## [GIVEN PROBLEM]
Your output is the lines from the first one to the one containing "const xBanda = [-600, -400, -200, 0, 200, 400, 600];", repeated exactly, with images left out.

# start of DATASET CONTENT

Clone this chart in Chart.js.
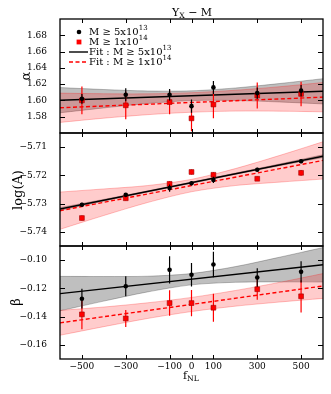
<!DOCTYPE html>
<html lang="es">
<head>
<meta charset="utf-8">
<title>Yx - M</title>
<script src="https://cdn.jsdelivr.net/npm/chart.js@4.4.1/dist/chart.umd.min.js"></script>
<style>
  body { margin: 0; background: #fff; }
  #lienzo { position: relative; width: 331px; height: 394px; overflow: hidden; }
  canvas { position: absolute; left: 0; }
</style>
</head>
<body>
<div id="lienzo">
  <canvas id="panel-alfa" width="331" height="145" style="top:0"></canvas>
  <canvas id="panel-loga" width="331" height="137" style="top:121px"></canvas>
  <canvas id="panel-beta" width="331" height="160" style="top:234px"></canvas>
</div>
<script>
const FUENTE = '"DejaVu Serif", "Liberation Serif", serif';
const NEGRO = "#000000";
const ROJO = "#ff0000";
const GRIS_BANDA = "rgba(0,0,0,0.25)";
const ROSA_BANDA = "rgba(255,0,0,0.2)";

// eje x compartido
const fNL = [-500, -300, -100, 0, 100, 300, 500];
const ticksX = [-500, -300, -100, 0, 100, 300, 500];
const xAjuste = [-600, 600];
const xBanda = [-600, -400, -200, 0, 200, 400, 600];

// panel alfa
const alfaNegro = [1.602, 1.607, 1.607, 1.593, 1.616, 1.609, 1.612];
const alfaNegroErr = [0.006, 0.008, 0.007, 0.008, 0.008, 0.007, 0.007];
const alfaRojo = [1.600, 1.594, 1.598, 1.578, 1.595, 1.606, 1.608];
const alfaRojoErr = [0.017, 0.017, 0.015, 0.016, 0.017, 0.016, 0.015];
const alfaAjusteNegro = [1.6003, 1.6112];
const alfaAjusteRojo = [1.591, 1.604];
const alfaBandaNegroAlta = [1.6158, 1.6134, 1.6116, 1.6118, 1.6153, 1.6207, 1.6267];
const alfaBandaNegroBaja = [1.5848, 1.5908, 1.5962, 1.5998, 1.5999, 1.5981, 1.5957];
const alfaBandaRojoAlta = [1.6090, 1.6082, 1.6081, 1.6095, 1.6125, 1.6168, 1.6220];
const alfaBandaRojoBaja = [1.5730, 1.5782, 1.5825, 1.5855, 1.5869, 1.5868, 1.5860];
const ticksAlfa = [1.58, 1.60, 1.62, 1.64, 1.66, 1.68];

// panel log(A)
const logANegro = [-5.7304, -5.7269, -5.7245, -5.7228, -5.7216, -5.7180, -5.7150];
const logANegroErr = [0.0007, 0.0007, 0.0013, 0.0008, 0.0011, 0.0007, 0.0007];
const logARojo = [-5.7351, -5.7281, -5.7230, -5.7188, -5.7198, -5.7212, -5.7191];
const logARojoErr = [0.0009, 0.0008, 0.0009, 0.0009, 0.0009, 0.0008, 0.0010];
const logAAjusteNegro = [-5.7319, -5.7132];
const logAAjusteRojo = [-5.7325, -5.7147];
const logABandaNegroAlta = [-5.7314, -5.7285, -5.7255, -5.7224, -5.7192, -5.7160, -5.7127];
const logABandaNegroBaja = [-5.7324, -5.7291, -5.7259, -5.7228, -5.7196, -5.7166, -5.7137];
const logABandaRojoAlta = [-5.7259, -5.7248, -5.7236, -5.7214, -5.7176, -5.7130, -5.7081];
const logABandaRojoBaja = [-5.7391, -5.7342, -5.7296, -5.7258, -5.7236, -5.7224, -5.7213];
const ticksLogA = [-5.71, -5.72, -5.73, -5.74];

// panel beta
const betaNegro = [-0.1273, -0.1185, -0.1069, -0.1104, -0.1031, -0.1123, -0.1083];
const betaNegroErr = [0.0070, 0.0070, 0.0097, 0.0083, 0.0090, 0.0066, 0.0075];
const betaRojo = [-0.1384, -0.1413, -0.1304, -0.1304, -0.1337, -0.1206, -0.1256];
const betaRojoErr = [0.0106, 0.0060, 0.0090, 0.0093, 0.0099, 0.0075, 0.0114];
const betaAjusteNegro = [-0.1237, -0.1033];
const betaAjusteRojo = [-0.1444, -0.1183];
const betaBandaNegroAlta = [-0.1115, -0.1116, -0.1114, -0.1095, -0.1046, -0.0980, -0.0911];
const betaBandaNegroBaja = [-0.1359, -0.1290, -0.1225, -0.1175, -0.1157, -0.1154, -0.1155];
const betaBandaRojoAlta = [-0.1356, -0.1332, -0.1302, -0.1264, -0.1215, -0.1158, -0.1095];
const betaBandaRojoBaja = [-0.1532, -0.1471, -0.1413, -0.1364, -0.1326, -0.1297, -0.1271];
const ticksBeta = [-0.10, -0.12, -0.14, -0.16];

const formatearTick = (decimales) => (valor) =>
  (valor < 0 ? "\u2212" : "") + Math.abs(valor).toFixed(decimales);

const puntos = (xs, ys) => xs.map((x, i) => ({ x, y: ys[i] }));

const barrasError = (valores, errores) =>
  fNL.flatMap((x, i) => [
    { x, y: valores[i] - errores[i] },
    { x, y: valores[i] + errores[i] },
    { x, y: null },
  ]);

// texto con sub/superindices: partes = [{ t, sup }, { t, sub }]
const medirRico = (ctx, partes, tam) =>
  partes.reduce((acc, p) => {
    ctx.font = `${p.sup || p.sub ? tam * 0.7 : tam}px ${FUENTE}`;
    return acc + ctx.measureText(p.t).width;
  }, 0);

const escribirRico = (ctx, partes, x, y, tam, centrado = false) => {
  let cx = centrado ? x - medirRico(ctx, partes, tam) / 2 : x;
  ctx.textAlign = "left";
  ctx.textBaseline = "middle";
  partes.forEach((p) => {
    const t = p.sup || p.sub ? tam * 0.7 : tam;
    const dy = p.sup ? -tam * 0.4 : p.sub ? tam * 0.3 : 0;
    ctx.font = `${t}px ${FUENTE}`;
    ctx.fillText(p.t, cx, y + dy);
    cx += ctx.measureText(p.t).width;
  });
};

const etiquetaVertical = (ctx, texto, x, y, tam) => {
  ctx.save();
  ctx.translate(x, y);
  ctx.rotate(-Math.PI / 2);
  ctx.font = `${tam}px ${FUENTE}`;
  ctx.fillStyle = NEGRO;
  ctx.textAlign = "center";
  ctx.textBaseline = "middle";
  ctx.fillText(texto, 0, 0);
  ctx.restore();
};

const pluginMarco = (ticksY) => ({
  id: "marco",
  afterDatasetsDraw(chart) {
    const { ctx, chartArea: a, scales } = chart;
    ctx.save();
    ctx.strokeStyle = NEGRO;
    ctx.lineWidth = 1;
    ctx.beginPath();
    ticksX.forEach((v) => {
      const px = Math.round(scales.x.getPixelForValue(v)) + 0.5;
      ctx.moveTo(px, a.top);
      ctx.lineTo(px, a.top + 4);
      ctx.moveTo(px, a.bottom);
      ctx.lineTo(px, a.bottom - 4);
    });
    ticksY.forEach((v) => {
      const py = Math.round(scales.y.getPixelForValue(v)) + 0.5;
      ctx.moveTo(a.left, py);
      ctx.lineTo(a.left + 5, py);
      ctx.moveTo(a.right, py);
      ctx.lineTo(a.right - 5, py);
    });
    ctx.stroke();
    ctx.lineWidth = 1.3;
    ctx.strokeRect(a.left, a.top, a.right - a.left, a.bottom - a.top);
    ctx.restore();
  },
});

// etiquetas del eje x bajo el panel inferior, en la posicion que da la escala
const etiquetasEjeX = (ctx, chart) => {
  const { chartArea: a, scales } = chart;
  const formato = formatearTick(0);
  ctx.save();
  ctx.fillStyle = NEGRO;
  ctx.font = `9px ${FUENTE}`;
  ctx.textAlign = "center";
  ctx.textBaseline = "middle";
  ticksX.forEach((v) => {
    ctx.fillText(formato(v), scales.x.getPixelForValue(v), a.bottom + 8);
  });
  ctx.restore();
};

const fuenteTicks = { family: FUENTE, size: 9 };

const crearPanel = ({
  id, negro, errNegro, rojo, errRojo, ajusteNegro, ajusteRojo,
  bandaNegro, bandaRojo, min, max, ticksY, decimales, relleno, textos,
}) => {
  const lienzo = document.getElementById(id);
  const banda = (valores, color, borde, fill, order) => ({
    data: puntos(xBanda, valores),
    fill,
    backgroundColor: color,
    borderColor: borde,
    borderWidth: 0.8,
    pointRadius: 0,
    tension: 0.3,
    order,
  });
  return new Chart(lienzo, {
    type: "line",
    data: {
      datasets: [
        banda(bandaNegro[0], GRIS_BANDA, "rgba(0,0,0,0.3)", "+1", 10),
        banda(bandaNegro[1], GRIS_BANDA, "rgba(0,0,0,0.3)", false, 10),
        banda(bandaRojo[0], ROSA_BANDA, "rgba(255,0,0,0.3)", "+1", 9),
        banda(bandaRojo[1], ROSA_BANDA, "rgba(255,0,0,0.3)", false, 9),
        {
          data: puntos(xAjuste, ajusteRojo),
          borderColor: ROJO,
          borderWidth: 1.4,
          borderDash: [4, 2.5],
          pointRadius: 0,
          fill: false,
          order: 6,
        },
        {
          data: puntos(xAjuste, ajusteNegro),
          borderColor: NEGRO,
          borderWidth: 1.4,
          pointRadius: 0,
          fill: false,
          order: 5,
        },
        {
          data: barrasError(rojo, errRojo),
          borderColor: ROJO,
          borderWidth: 1.2,
          pointRadius: 0,
          spanGaps: false,
          fill: false,
          order: 4,
        },
        {
          data: puntos(fNL, rojo),
          showLine: false,
          pointStyle: "rect",
          pointRadius: 3.4,
          pointBackgroundColor: ROJO,
          pointBorderColor: "#a00000",
          pointBorderWidth: 0.6,
          order: 3,
        },
        {
          data: barrasError(negro, errNegro),
          borderColor: NEGRO,
          borderWidth: 1.2,
          pointRadius: 0,
          spanGaps: false,
          fill: false,
          order: 2,
        },
        {
          data: puntos(fNL, negro),
          showLine: false,
          pointStyle: "circle",
          pointRadius: 2.3,
          pointBackgroundColor: NEGRO,
          pointBorderColor: NEGRO,
          pointBorderWidth: 0,
          order: 1,
        },
      ],
    },
    options: {
      responsive: false,
      animation: false,
      events: [],
      layout: { padding: relleno },
      plugins: { legend: { display: false }, tooltip: { enabled: false } },
      scales: {
        x: {
          type: "linear",
          min: -600,
          max: 600,
          display: false,
          afterFit: (s) => {
            s.height = 0;
          },
        },
        y: {
          type: "linear",
          min,
          max,
          afterBuildTicks: (s) => {
            s.ticks = ticksY.map((value) => ({ value }));
          },
          afterFit: (s) => {
            s.width = 60;
            s.paddingTop = 0;
            s.paddingBottom = 0;
          },
          grid: { display: false },
          border: { display: false },
          ticks: {
            font: fuenteTicks,
            color: NEGRO,
            padding: 5,
            callback: formatearTick(decimales),
          },
        },
      },
    },
    plugins: [
      pluginMarco(ticksY),
      { id: "textos", afterDraw: (chart) => textos(chart.ctx, chart) },
    ],
  });
};

const dibujarLeyenda = (ctx) => {
  const filas = [
    { y: 32, tipo: "circulo", texto: [{ t: "M \u2265 5x10" }, { t: "13", sup: true }] },
    { y: 42, tipo: "cuadrado", texto: [{ t: "M \u2265 1x10" }, { t: "14", sup: true }] },
    { y: 52, tipo: "linea", texto: [{ t: "Fit : M \u2265 5x10" }, { t: "13", sup: true }] },
    { y: 62, tipo: "guiones", texto: [{ t: "Fit : M \u2265 1x10" }, { t: "14", sup: true }] },
  ];
  ctx.save();
  filas.forEach((fila) => {
    if (fila.tipo === "circulo") {
      ctx.fillStyle = NEGRO;
      ctx.beginPath();
      ctx.arc(79, fila.y, 2.3, 0, Math.PI * 2);
      ctx.fill();
    } else if (fila.tipo === "cuadrado") {
      ctx.fillStyle = ROJO;
      ctx.fillRect(76.6, fila.y - 2.4, 4.8, 4.8);
    } else {
      ctx.strokeStyle = fila.tipo === "linea" ? NEGRO : ROJO;
      ctx.lineWidth = 1.4;
      ctx.setLineDash(fila.tipo === "linea" ? [] : [4, 2.5]);
      ctx.beginPath();
      ctx.moveTo(69, fila.y);
      ctx.lineTo(88, fila.y);
      ctx.stroke();
      ctx.setLineDash([]);
    }
    ctx.fillStyle = NEGRO;
    escribirRico(ctx, fila.texto, 89, fila.y, 10);
  });
  ctx.restore();
};

// los lienzos se solapan: cada area de datos queda a 12px del borde del lienzo
crearPanel({
  id: "panel-alfa",
  negro: alfaNegro,
  errNegro: alfaNegroErr,
  rojo: alfaRojo,
  errRojo: alfaRojoErr,
  ajusteNegro: alfaAjusteNegro,
  ajusteRojo: alfaAjusteRojo,
  bandaNegro: [alfaBandaNegroAlta, alfaBandaNegroBaja],
  bandaRojo: [alfaBandaRojoAlta, alfaBandaRojoBaja],
  min: 1.56,
  max: 1.70,
  ticksY: ticksAlfa,
  decimales: 2,
  relleno: { top: 19, bottom: 12, left: 0, right: 8 },
  textos: (ctx) => {
    ctx.save();
    ctx.fillStyle = NEGRO;
    escribirRico(ctx, [{ t: "Y" }, { t: "X", sub: true }, { t: " \u2212 M" }], 192, 13, 11, true);
    ctx.restore();
    etiquetaVertical(ctx, "\u03b1", 27, 76, 13);
    dibujarLeyenda(ctx);
  },
});

crearPanel({
  id: "panel-loga",
  negro: logANegro,
  errNegro: logANegroErr,
  rojo: logARojo,
  errRojo: logARojoErr,
  ajusteNegro: logAAjusteNegro,
  ajusteRojo: logAAjusteRojo,
  bandaNegro: [logABandaNegroAlta, logABandaNegroBaja],
  bandaRojo: [logABandaRojoAlta, logABandaRojoBaja],
  min: -5.745,
  max: -5.705,
  ticksY: ticksLogA,
  decimales: 2,
  relleno: { top: 12, bottom: 12, left: 0, right: 8 },
  textos: (ctx) => {
    etiquetaVertical(ctx, "log(A)", 19, 69, 13);
  },
});

crearPanel({
  id: "panel-beta",
  negro: betaNegro,
  errNegro: betaNegroErr,
  rojo: betaRojo,
  errRojo: betaRojoErr,
  ajusteNegro: betaAjusteNegro,
  ajusteRojo: betaAjusteRojo,
  bandaNegro: [betaBandaNegroAlta, betaBandaNegroBaja],
  bandaRojo: [betaBandaRojoAlta, betaBandaRojoBaja],
  min: -0.17,
  max: -0.09,
  ticksY: ticksBeta,
  decimales: 2,
  relleno: { top: 12, bottom: 35, left: 0, right: 8 },
  textos: (ctx, chart) => {
    etiquetasEjeX(ctx, chart);
    etiquetaVertical(ctx, "\u03b2", 17, 68, 13);
    ctx.save();
    ctx.fillStyle = NEGRO;
    escribirRico(ctx, [{ t: "f" }, { t: "NL", sub: true }], 191, 142, 11, true);
    ctx.restore();
  },
});
</script>
</body>
</html>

# end of DATASET CONTENT

## [RESULT]
Clone this chart in Chart.js.
<!DOCTYPE html>
<html lang="es">
<head>
<meta charset="utf-8">
<title>Yx - M</title>
<script src="https://cdn.jsdelivr.net/npm/chart.js@4.4.1/dist/chart.umd.min.js"></script>
<style>
  body { margin: 0; background: #fff; }
  #lienzo { position: relative; width: 331px; height: 394px; overflow: hidden; }
  canvas { position: absolute; left: 0; }
</style>
</head>
<body>
<div id="lienzo">
  <canvas id="panel-alfa" width="331" height="145" style="top:0"></canvas>
  <canvas id="panel-loga" width="331" height="137" style="top:121px"></canvas>
  <canvas id="panel-beta" width="331" height="160" style="top:234px"></canvas>
</div>
<script>
const FUENTE = '"DejaVu Serif", "Liberation Serif", serif';
const NEGRO = "#000000";
const ROJO = "#ff0000";
const GRIS_BANDA = "rgba(0,0,0,0.25)";
const ROSA_BANDA = "rgba(255,0,0,0.2)";

// eje x compartido
const fNL = [-500, -300, -100, 0, 100, 300, 500];
const ticksX = [-500, -300, -100, 0, 100, 300, 500];
const xAjuste = [-600, 600];
const xBanda = [-600, -400, -200, 0, 200, 400, 600];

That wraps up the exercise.